If we continue this course of investment, our contributions to the church’s annual budget will continue to rise over time, further easing pledging pressures. If we do not adhere to that strategy and take large amounts of money out of the fund for capital projects, the fund will dwindle, and pledge pressures will again rise.

This approach accords with the majority will of the Congregation, which voted to include the following language in the Bylaws of the Church at its Congregational Meeting in June 2022:
Article XI, Section 1: “The purpose [of the Endowment] is to assure long-term financial stability of the Church, by providing monies annually, sustainably, and in perpetuity to the Church’s general operating fund.”

This language, written by the Board and approved nearly unanimously by the Congregation, is evidence that our church endorses management of the endowment as a sustainable, long-term source of income to the budget.
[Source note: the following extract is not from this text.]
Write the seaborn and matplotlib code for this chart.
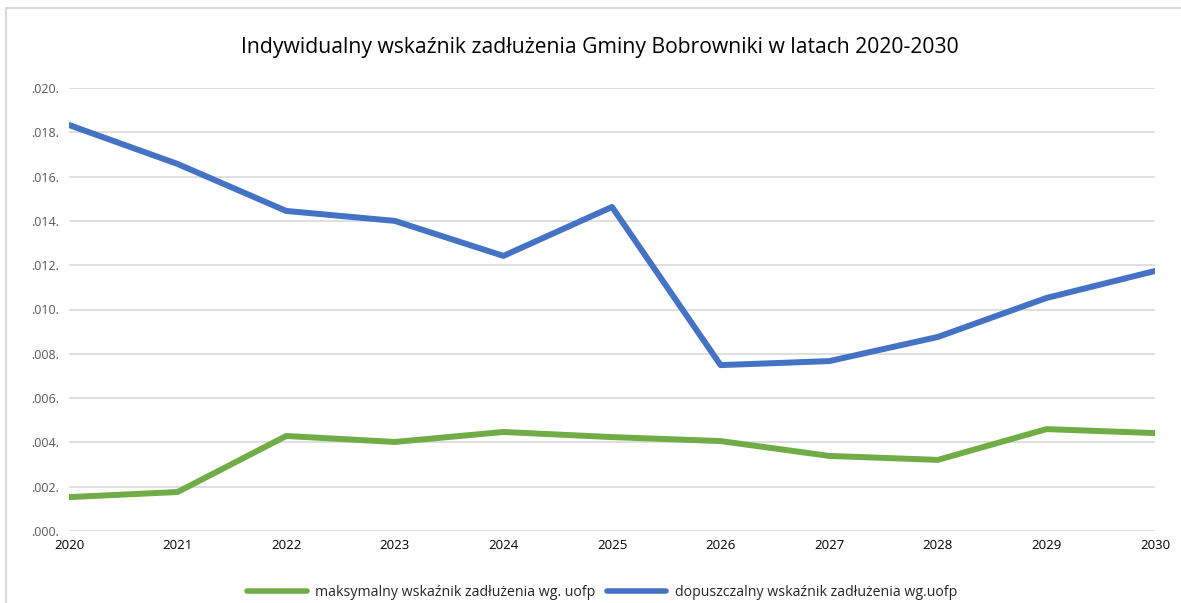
import numpy as np
import pandas as pd
import matplotlib
matplotlib.use("Agg")
import matplotlib.pyplot as plt
import seaborn as sns
from matplotlib.lines import Line2D

years = [2020, 2021, 2022, 2023, 2024, 2025, 2026, 2027, 2028, 2029, 2030]
maksymalny = [0.00153, 0.00176, 0.00429, 0.00402, 0.00447, 0.00424, 0.00406, 0.00339, 0.00321, 0.00460, 0.00442]
dopuszczalny = [0.01833, 0.01657, 0.01445, 0.01400, 0.01242, 0.01463, 0.00749, 0.00767, 0.00876, 0.01052, 0.01174]
series_names = ["maksymalny wskaźnik zadłużenia wg. uofp", "dopuszczalny wskaźnik zadłużenia wg.uofp"]
y_ticks = [0.000, 0.002, 0.004, 0.006, 0.008, 0.010, 0.012, 0.014, 0.016, 0.018, 0.020]
y_tick_labels = [".000.", ".002.", ".004.", ".006.", ".008.", ".010.", ".012.", ".014.", ".016.", ".018.", ".020."]
title = "Indywidualny wskaźnik zadłużenia Gminy Bobrowniki w latach 2020-2030"

df = pd.DataFrame({
    "rok": years * 2,
    "wartosc": maksymalny + dopuszczalny,
    "seria": [series_names[0]] * len(years) + [series_names[1]] * len(years),
})

sns.set_theme(style="white")
plt.rcParams["font.family"] = ["Open Sans", "DejaVu Sans"]

W, H = 1181, 603
fig = plt.figure(figsize=(W / 100, H / 100), dpi=100)
ax = fig.add_axes([69 / W, 1 - 531 / H, (1155 - 69) / W, (531 - 88) / H])

palette = {series_names[0]: "#70AD47", series_names[1]: "#4472C4"}
sns.lineplot(data=df, x="rok", y="wartosc", hue="seria", hue_order=series_names,
             palette=palette, linewidth=4.3, ax=ax, legend=False, zorder=3)

ax.set_xlim(years[0], years[-1])
ax.set_ylim(0, 0.020)
ax.set_yticks(y_ticks)
ax.set_yticklabels(y_tick_labels)
ax.set_xticks(years)
ax.set_xticklabels([str(y) for y in years])
ax.set_xlabel("")
ax.set_ylabel("")
ax.grid(axis="y", color="#D9D9D9", linewidth=1.2, zorder=0)
ax.grid(axis="x", visible=False)
for s in ax.spines.values():
    s.set_visible(False)
ax.tick_params(axis="y", length=0, pad=7, labelsize=9, labelcolor="#595959")
ax.tick_params(axis="x", length=0, pad=6, labelsize=9.5, labelcolor="#000000")

fig.text(600 / W, 1 - 47 / H, title, ha="center", va="center", fontsize=15.2, color="#000000")

handles = [Line2D([0], [0], color=palette[n], linewidth=4.0) for n in series_names]
fig.legend(handles, series_names, loc="center", bbox_to_anchor=(602 / W, 1 - 592 / H),
           ncol=2, frameon=False, fontsize=10.2, handlelength=4.2, columnspacing=0.8,
           handletextpad=0.6)

# outer chart frame
fig.add_artist(Line2D([6 / W, 1.0], [1 - 8 / H, 1 - 8 / H], transform=fig.transFigure,
                      color="#D9D9D9", linewidth=1.5))
fig.add_artist(Line2D([6 / W, 6 / W], [0.0, 1 - 8 / H], transform=fig.transFigure,
                      color="#D9D9D9", linewidth=1.5))

fig.savefig("out.png", dpi=100)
As Tom Mosher, our parliamentarian, has already stated in an analysis for the Board, “ ‘Perpetuity’ means ‘the state or quality of lasting forever.’ “

As your Endowment Team, that is the course we intend to pursue to guarantee a solid financial future for our church.

March 2026
The Endowment Team: Sue Stiritz & Mary Giannini, Co-Chairs, Dan Eacret ,Tom Brattebo and Shane Gronholz
With thanks to Karen Dorn Steele for the above history and analysis.